### [JOB]
Output each entry that follows exactly. Images stay out.

### [DATA LINES]
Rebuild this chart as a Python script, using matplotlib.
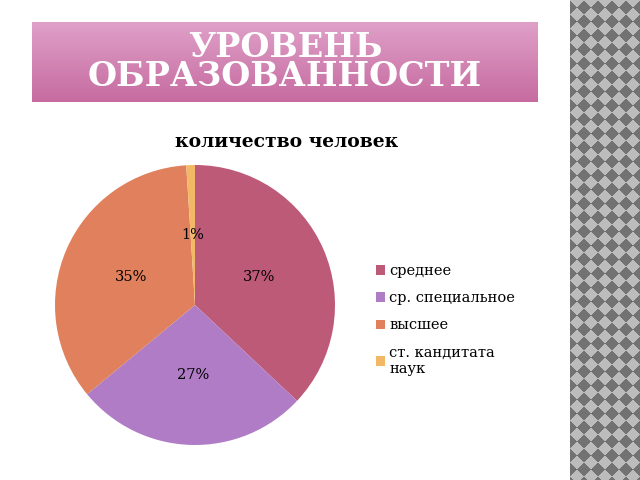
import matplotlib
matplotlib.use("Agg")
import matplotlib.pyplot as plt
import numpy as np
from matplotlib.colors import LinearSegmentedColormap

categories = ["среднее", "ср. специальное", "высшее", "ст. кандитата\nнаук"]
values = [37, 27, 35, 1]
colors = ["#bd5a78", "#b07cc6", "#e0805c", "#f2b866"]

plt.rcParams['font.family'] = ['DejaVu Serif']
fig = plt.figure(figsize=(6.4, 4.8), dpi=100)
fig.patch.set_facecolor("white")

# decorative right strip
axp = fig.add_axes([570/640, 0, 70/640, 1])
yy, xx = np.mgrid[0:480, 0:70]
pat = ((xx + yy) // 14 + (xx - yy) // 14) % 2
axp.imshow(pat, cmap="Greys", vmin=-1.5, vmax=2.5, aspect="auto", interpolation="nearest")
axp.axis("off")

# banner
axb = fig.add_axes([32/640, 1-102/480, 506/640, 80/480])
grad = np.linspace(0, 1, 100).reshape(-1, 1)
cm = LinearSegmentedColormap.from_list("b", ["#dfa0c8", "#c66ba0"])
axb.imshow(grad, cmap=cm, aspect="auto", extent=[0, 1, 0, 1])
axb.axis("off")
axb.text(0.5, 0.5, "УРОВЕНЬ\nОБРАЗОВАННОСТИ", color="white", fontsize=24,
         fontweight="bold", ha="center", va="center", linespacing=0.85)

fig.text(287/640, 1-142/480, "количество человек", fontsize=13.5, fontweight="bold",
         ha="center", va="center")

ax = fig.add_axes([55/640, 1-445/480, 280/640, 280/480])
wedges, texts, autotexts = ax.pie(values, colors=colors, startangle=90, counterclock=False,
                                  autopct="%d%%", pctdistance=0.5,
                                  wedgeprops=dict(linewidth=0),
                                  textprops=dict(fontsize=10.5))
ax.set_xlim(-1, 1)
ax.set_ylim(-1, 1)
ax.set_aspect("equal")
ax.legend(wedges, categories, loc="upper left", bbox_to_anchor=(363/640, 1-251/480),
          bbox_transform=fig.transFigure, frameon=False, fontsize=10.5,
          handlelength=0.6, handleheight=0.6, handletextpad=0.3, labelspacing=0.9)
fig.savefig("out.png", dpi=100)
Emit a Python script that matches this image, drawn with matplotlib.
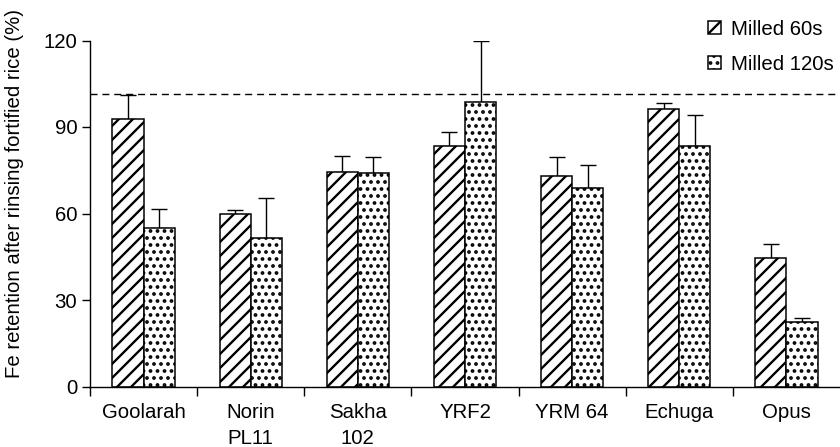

### [FULL OUTPUT]
Rebuild this chart as a Python script, using matplotlib.
import matplotlib
matplotlib.use("Agg")
import matplotlib.pyplot as plt
import numpy as np
from matplotlib.colors import LinearSegmentedColormap

categories = ["среднее", "ср. специальное", "высшее", "ст. кандитата\nнаук"]
values = [37, 27, 35, 1]
colors = ["#bd5a78", "#b07cc6", "#e0805c", "#f2b866"]

plt.rcParams['font.family'] = ['DejaVu Serif']
fig = plt.figure(figsize=(6.4, 4.8), dpi=100)
fig.patch.set_facecolor("white")

# decorative right strip
axp = fig.add_axes([570/640, 0, 70/640, 1])
yy, xx = np.mgrid[0:480, 0:70]
pat = ((xx + yy) // 14 + (xx - yy) // 14) % 2
axp.imshow(pat, cmap="Greys", vmin=-1.5, vmax=2.5, aspect="auto", interpolation="nearest")
axp.axis("off")

# banner
axb = fig.add_axes([32/640, 1-102/480, 506/640, 80/480])
grad = np.linspace(0, 1, 100).reshape(-1, 1)
cm = LinearSegmentedColormap.from_list("b", ["#dfa0c8", "#c66ba0"])
axb.imshow(grad, cmap=cm, aspect="auto", extent=[0, 1, 0, 1])
axb.axis("off")
axb.text(0.5, 0.5, "УРОВЕНЬ\nОБРАЗОВАННОСТИ", color="white", fontsize=24,
         fontweight="bold", ha="center", va="center", linespacing=0.85)

fig.text(287/640, 1-142/480, "количество человек", fontsize=13.5, fontweight="bold",
         ha="center", va="center")

ax = fig.add_axes([55/640, 1-445/480, 280/640, 280/480])
wedges, texts, autotexts = ax.pie(values, colors=colors, startangle=90, counterclock=False,
                                  autopct="%d%%", pctdistance=0.5,
                                  wedgeprops=dict(linewidth=0),
                                  textprops=dict(fontsize=10.5))
ax.set_xlim(-1, 1)
ax.set_ylim(-1, 1)
ax.set_aspect("equal")
ax.legend(wedges, categories, loc="upper left", bbox_to_anchor=(363/640, 1-251/480),
          bbox_transform=fig.transFigure, frameon=False, fontsize=10.5,
          handlelength=0.6, handleheight=0.6, handletextpad=0.3, labelspacing=0.9)
fig.savefig("out.png", dpi=100)
Emit a Python script that matches this image, drawn with matplotlib.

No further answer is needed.